Saving on Gas Might Mean Paying More for Insurance
Saving on Gas can be Expensive
What have you been doing to save on gas lately? From simply driving less to going without air conditioning, everyone’s looking to pay a little less at the pump these days. That’s why we’re seeing more and more people trading in their gas guzzling SUVs and trucks for something a little more fuel efficient. For drivers with a long commute to work each day, the extra space or security of a larger vehicle just may not seem worth it after paying upwards of $300 a month on gas. Whether it’s an electric, hybrid, or just more fuel efficient gasoline car, many people are seeing big savings after making the switch. However, could those savings be but fleeting reprieve? Before you ditch your diesel for compact, you might want to consider the insurance implications first.
Why are Premiums Higher for Smaller Cars?

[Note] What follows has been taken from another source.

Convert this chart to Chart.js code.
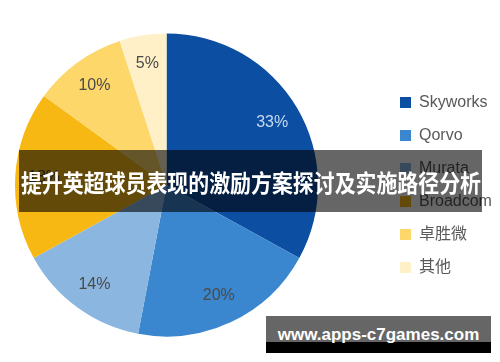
<!DOCTYPE html>
<html>
<head>
<meta charset="utf-8">
<script src="https://cdn.jsdelivr.net/npm/chart.js@4"></script>
<style>
  html, body { margin: 0; padding: 0; background: #fff; }
  #wrap { position: relative; width: 500px; height: 362px; overflow: hidden; }
  #banner {
    position: absolute; left: 19px; top: 150px; width: 463px; height: 62px;
    background: rgba(0, 0, 0, 0.6); color: #fff;
    font: bold 24px 'Noto Sans CJK SC', sans-serif;
    display: flex; align-items: center; justify-content: center; white-space: nowrap;
  }
  #banner span { display: inline-block; }
  #mark {
    position: absolute; left: 266px; top: 316px; width: 225px; height: 37px;
    background: linear-gradient(to bottom, #666 0, #666 26px, #000 26px, #000 100%);
  }
  #mark span {
    position: absolute; left: 0; right: 0; top: 9px; text-align: center;
    color: #fff; font: bold 17px 'Liberation Sans', Arial, sans-serif; line-height: 20px;
  }
</style>
</head>
<body>
<div id="wrap">
  <canvas id="c" width="500" height="362"></canvas>
  <div id="banner"><span id="title">提升英超球员表现的激励方案探讨及实施路径分析</span></div>
  <div id="mark"><span>www.apps-c7games.com</span></div>
</div>
<script>
// 데이터
const labels = ['Skyworks', 'Qorvo', 'Murata', 'Broadcom', '卓胜微', '其他'];
const shares = [33, 20, 14, 18, 10, 5];
const colors = ['#0b4ea2', '#3a86cf', '#8ab6e0', '#f8b814', '#fdd76a', '#fff0c8'];
const labelColors = ['#c9daf0', '#4a4a4a', '#4a4a4a', '#4a4a4a', '#4a4a4a', '#4a4a4a'];

// 제목 폭을 배너 안으로 맞춤
const title = document.getElementById('title');
const tw = title.getBoundingClientRect().width;
if (tw > 460) title.style.transform = 'scaleX(' + (460 / tw) + ')';

Chart.defaults.font.family = "'Liberation Sans', Arial, 'Noto Sans CJK SC', sans-serif";
Chart.defaults.color = '#595959';

// 조각 안 퍼센트 라벨
const pctLabels = {
  id: 'pctLabels',
  afterDatasetsDraw(chart) {
    const ctx = chart.ctx;
    ctx.save();
    ctx.font = "16px 'Liberation Sans', Arial, sans-serif";
    ctx.textAlign = 'center';
    ctx.textBaseline = 'middle';
    chart.getDatasetMeta(0).data.forEach((arc, i) => {
      const p = arc.getProps(['x', 'y', 'startAngle', 'endAngle', 'outerRadius'], true);
      const mid = (p.startAngle + p.endAngle) / 2;
      const r = p.outerRadius * 0.81;
      ctx.fillStyle = labelColors[i];
      ctx.fillText(shares[i] + '%', p.x + Math.cos(mid) * r, p.y + Math.sin(mid) * r);
    });
    ctx.restore();
  }
};

// 범례를 오른쪽으로 이동
const legendShift = {
  id: 'legendShift',
  afterLayout(chart, args, opts) {
    const lg = chart.legend;
    const dx = opts.left - lg.left;
    lg.left += dx;
    lg.right += dx;
  }
};

new Chart(document.getElementById('c'), {
  type: 'pie',
  data: {
    labels: labels,
    datasets: [{
      data: shares,
      backgroundColor: colors,
      borderWidth: 0
    }]
  },
  options: {
    responsive: false,
    animation: false,
    layout: { padding: { top: 33, bottom: 25, left: 15, right: 63 } },
    plugins: {
      legendShift: { left: 383 },
      legend: {
        position: 'right',
        labels: {
          boxWidth: 11,
          boxHeight: 11,
          padding: 17,
          color: '#595959',
          font: { size: 16 }
        }
      },
      tooltip: { enabled: false }
    }
  },
  plugins: [pctLabels, legendShift]
});
</script>
</body>
</html>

More than a few people have experienced buyer’s remorse this year after trading in their truck or SUV for a smaller vehicle. Believing the switch would save them big money usually spent on gasoline, they aren’t prepared for the sudden jump in insurance costs. Premiums for smaller cars are almost always higher than those of larger vehicles because they often endure greater damage in an accident. The occupants of smaller vehicles tend to suffer more injuries and have a higher fatality rate than those in large vehicles as well. While the difference in premiums between a large and small vehicle may not seem significant, it can offset the gas savings of swapping cars just for fuel efficiency. Here’s a look at some ways that you can still get a low rate on a policy, even if you’ve switched to a smaller vehicle.
Getting Low Rates for Smaller Vehicles
- While the type of vehicle you drive is an important factor in determining insurance rates, your credit score may be even more significant. So if possible, do whatever it takes to increase your credit score before exchanging a truck or SUV for a smaller vehicle.
- Another reason why smaller vehicles are more expensive to insure than larger ones is that they are stolen at a higher rate. Help alleviate the chances of your smaller vehicle being stolen by installing security devices like an alarm or LoJack system.
- Do you have a couple bad marks on your driving record? You may be able to eliminate them or at least marginalize them by taking a driving course. There’s usually a fee for taking the classes, but you could easily save more money over time if they get you a lower premium.
- In order to promote environmental protection, some providers give 5%-10% discounts for drivers of electric or hybrid cars. That discount may provide a good middle ground for saving on gas without paying more for insurance.